Christmas time, my first year of college. I’d
just been dumped by Roxanne. I was not in what one might call the Spirit of the Season. If anything, I wanted to curl up and die.
My friends were having none of that. "C'mon," they said, "we're going to the Christmas dance.
It’ll be fun," they said. It was their final Christmas dance, and would have been mine too,
had I not gone off to school prematurely. I think about it that way now. Prematurely. I was too young to go off on my own, I think. Then again, maybe it was the best thing for me. No matter. You can't change the past. I went.
Anyway, my friends were adamant that I/we go to the Christmas dance. So I went.
Everyone got together, drinks were
had to warm things up, and we headed out. Not once did it cross my mind that
Roxanne would be there. Why wouldn’t it have…and wouldn't she? She had more right to be there than I. It was her school now, not mine. And why hadn’t it crossed my
friends’ minds either, for that matter; Roxanne went to the same school as them.

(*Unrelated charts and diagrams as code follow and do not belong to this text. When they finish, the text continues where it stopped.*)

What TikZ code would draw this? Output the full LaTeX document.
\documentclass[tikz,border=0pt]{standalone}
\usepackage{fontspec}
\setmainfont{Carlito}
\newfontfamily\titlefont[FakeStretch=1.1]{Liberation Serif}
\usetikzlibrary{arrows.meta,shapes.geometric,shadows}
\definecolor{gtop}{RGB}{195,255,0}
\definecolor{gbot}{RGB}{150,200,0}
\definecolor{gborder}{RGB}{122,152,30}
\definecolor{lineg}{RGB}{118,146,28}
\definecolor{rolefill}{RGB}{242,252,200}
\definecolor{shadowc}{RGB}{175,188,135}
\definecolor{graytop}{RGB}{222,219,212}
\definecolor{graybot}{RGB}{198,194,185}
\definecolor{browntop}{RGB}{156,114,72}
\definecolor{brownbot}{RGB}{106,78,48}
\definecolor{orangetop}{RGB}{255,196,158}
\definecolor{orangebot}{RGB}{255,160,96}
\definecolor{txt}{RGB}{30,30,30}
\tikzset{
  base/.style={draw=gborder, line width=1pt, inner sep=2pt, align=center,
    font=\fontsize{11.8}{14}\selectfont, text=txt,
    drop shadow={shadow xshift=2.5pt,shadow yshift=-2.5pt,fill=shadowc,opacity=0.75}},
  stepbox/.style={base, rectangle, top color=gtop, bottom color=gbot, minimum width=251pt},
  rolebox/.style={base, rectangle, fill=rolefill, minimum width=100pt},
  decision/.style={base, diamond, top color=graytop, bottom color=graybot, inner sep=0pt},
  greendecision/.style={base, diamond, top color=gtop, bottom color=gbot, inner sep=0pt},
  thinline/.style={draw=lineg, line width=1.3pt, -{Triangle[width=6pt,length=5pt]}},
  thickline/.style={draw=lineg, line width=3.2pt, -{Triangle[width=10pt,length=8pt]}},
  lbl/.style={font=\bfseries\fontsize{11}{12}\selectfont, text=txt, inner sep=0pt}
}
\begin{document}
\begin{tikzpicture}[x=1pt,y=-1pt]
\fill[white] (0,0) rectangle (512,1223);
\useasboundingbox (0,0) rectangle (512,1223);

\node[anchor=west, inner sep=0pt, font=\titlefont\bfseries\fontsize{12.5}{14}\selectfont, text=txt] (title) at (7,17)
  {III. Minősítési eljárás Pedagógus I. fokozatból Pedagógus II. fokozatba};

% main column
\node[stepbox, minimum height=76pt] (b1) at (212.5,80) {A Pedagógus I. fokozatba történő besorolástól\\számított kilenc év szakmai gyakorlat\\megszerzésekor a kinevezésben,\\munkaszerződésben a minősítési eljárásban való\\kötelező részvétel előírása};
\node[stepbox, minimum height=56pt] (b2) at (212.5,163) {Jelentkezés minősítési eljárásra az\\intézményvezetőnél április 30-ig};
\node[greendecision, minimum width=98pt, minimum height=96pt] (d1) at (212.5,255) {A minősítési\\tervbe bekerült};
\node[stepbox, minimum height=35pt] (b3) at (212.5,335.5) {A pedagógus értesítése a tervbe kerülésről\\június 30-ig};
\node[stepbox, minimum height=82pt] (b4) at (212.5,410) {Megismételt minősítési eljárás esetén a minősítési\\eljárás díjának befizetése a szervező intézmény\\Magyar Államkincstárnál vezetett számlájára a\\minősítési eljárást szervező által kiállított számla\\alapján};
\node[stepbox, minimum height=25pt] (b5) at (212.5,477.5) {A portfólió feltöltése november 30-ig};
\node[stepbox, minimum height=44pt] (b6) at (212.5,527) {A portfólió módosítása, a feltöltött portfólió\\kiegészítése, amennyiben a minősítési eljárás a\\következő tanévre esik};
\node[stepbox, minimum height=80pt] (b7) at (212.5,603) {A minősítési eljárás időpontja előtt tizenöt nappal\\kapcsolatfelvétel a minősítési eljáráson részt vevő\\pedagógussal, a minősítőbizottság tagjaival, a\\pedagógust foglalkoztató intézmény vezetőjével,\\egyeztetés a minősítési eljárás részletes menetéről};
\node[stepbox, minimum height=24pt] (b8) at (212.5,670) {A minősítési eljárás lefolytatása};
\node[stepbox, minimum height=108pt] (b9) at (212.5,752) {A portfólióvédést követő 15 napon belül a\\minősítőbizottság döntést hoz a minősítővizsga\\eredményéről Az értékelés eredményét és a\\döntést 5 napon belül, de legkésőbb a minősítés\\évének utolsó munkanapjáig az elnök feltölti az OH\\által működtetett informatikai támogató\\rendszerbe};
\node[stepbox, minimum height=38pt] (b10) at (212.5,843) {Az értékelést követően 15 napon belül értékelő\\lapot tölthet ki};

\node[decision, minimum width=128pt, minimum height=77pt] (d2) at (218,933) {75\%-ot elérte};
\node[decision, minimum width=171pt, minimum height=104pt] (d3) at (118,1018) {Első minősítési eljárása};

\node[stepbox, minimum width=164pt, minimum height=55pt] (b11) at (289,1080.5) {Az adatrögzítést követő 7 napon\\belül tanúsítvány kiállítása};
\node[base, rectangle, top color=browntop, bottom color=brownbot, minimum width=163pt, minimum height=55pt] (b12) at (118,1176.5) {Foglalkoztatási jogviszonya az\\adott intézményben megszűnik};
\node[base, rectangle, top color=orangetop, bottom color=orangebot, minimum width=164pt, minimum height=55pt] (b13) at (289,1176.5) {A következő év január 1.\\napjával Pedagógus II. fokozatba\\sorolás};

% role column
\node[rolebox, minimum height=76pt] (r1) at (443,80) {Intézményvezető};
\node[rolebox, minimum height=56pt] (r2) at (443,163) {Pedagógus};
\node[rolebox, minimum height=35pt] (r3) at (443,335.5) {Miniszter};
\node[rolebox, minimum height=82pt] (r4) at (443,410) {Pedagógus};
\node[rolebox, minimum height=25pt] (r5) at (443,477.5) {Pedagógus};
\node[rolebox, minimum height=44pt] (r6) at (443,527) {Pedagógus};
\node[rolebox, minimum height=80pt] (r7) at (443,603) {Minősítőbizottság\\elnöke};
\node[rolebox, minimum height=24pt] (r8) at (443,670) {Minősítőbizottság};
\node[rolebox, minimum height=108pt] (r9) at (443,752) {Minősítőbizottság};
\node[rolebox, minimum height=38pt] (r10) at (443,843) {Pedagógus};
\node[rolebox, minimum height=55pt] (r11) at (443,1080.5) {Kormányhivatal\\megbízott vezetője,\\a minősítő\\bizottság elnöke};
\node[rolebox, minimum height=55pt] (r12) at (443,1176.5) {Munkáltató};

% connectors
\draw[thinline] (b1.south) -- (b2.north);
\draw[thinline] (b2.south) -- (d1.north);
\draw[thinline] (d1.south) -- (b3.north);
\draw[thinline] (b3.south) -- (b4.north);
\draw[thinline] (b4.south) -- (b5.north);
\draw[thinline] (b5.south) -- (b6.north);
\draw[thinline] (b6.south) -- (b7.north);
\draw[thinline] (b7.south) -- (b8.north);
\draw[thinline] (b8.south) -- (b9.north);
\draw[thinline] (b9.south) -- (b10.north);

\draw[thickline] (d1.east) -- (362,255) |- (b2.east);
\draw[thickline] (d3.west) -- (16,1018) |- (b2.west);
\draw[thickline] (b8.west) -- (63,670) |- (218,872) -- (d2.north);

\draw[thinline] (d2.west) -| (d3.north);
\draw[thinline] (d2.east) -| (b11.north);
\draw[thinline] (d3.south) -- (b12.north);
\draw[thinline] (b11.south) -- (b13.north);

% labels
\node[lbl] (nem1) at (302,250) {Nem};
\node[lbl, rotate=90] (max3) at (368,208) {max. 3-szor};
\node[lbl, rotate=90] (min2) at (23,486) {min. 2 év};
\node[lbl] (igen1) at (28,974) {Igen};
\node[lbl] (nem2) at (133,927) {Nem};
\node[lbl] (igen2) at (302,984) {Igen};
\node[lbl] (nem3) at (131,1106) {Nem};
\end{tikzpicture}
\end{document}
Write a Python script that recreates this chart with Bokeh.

But it didn't cross my mind; I was in a daze and being led about by my friends.
When I saw
her, I felt like I’d been stabbed. I wanted to puke. I must have made a scene,
because the next thing I knew my friends were hauling me out of the gym and
into my coat.
I remember Garry Martin, Danny Loreto and Renato Romey escorting
me home. Were there others? I don’t remember. I do remember that it was
bitterly cold that night, but I was numb to the cold. Mad, angry, likely off my
head too, I tore my parka off when halfway home and threw it to the
ground, and carried on walking. Garry ran back to collect it, and draped the
hood over my head when I didn't co-operate in allowing it to be worn. He refused to let me take it off again.
A few days later, I threw a party. My emotions were swinging like a pendulum. A
party seemed just the thing. My parents insisted on collecting keys as everyone
entered. There was drinking to be done and they knew it, and there was no way they were going to allow anyone to drive. Was there drinking. Yes. A whole lot of it. “Caps” was all the rage. You know the game; you snap your fingers,
sending the cap towards the bottle between your opponent’s legs, and if you hit
their upturned bottle cap off their bottle, they have to drink. The prospect of success seems unlikely, but those upturned caps flew off with greater regularity than one would think possible. Renato did not
do so well, and my parents wouldn’t give him his keys back. Hell, they wouldn’t
give anyone’s keys back if they caught the merest hint of beer on their breath.
Renato was okay with that, but he was so drunk that he crawled over two parked
cars, as opposed to walking round them.
Nobody got their keys back that night, now that I think on it.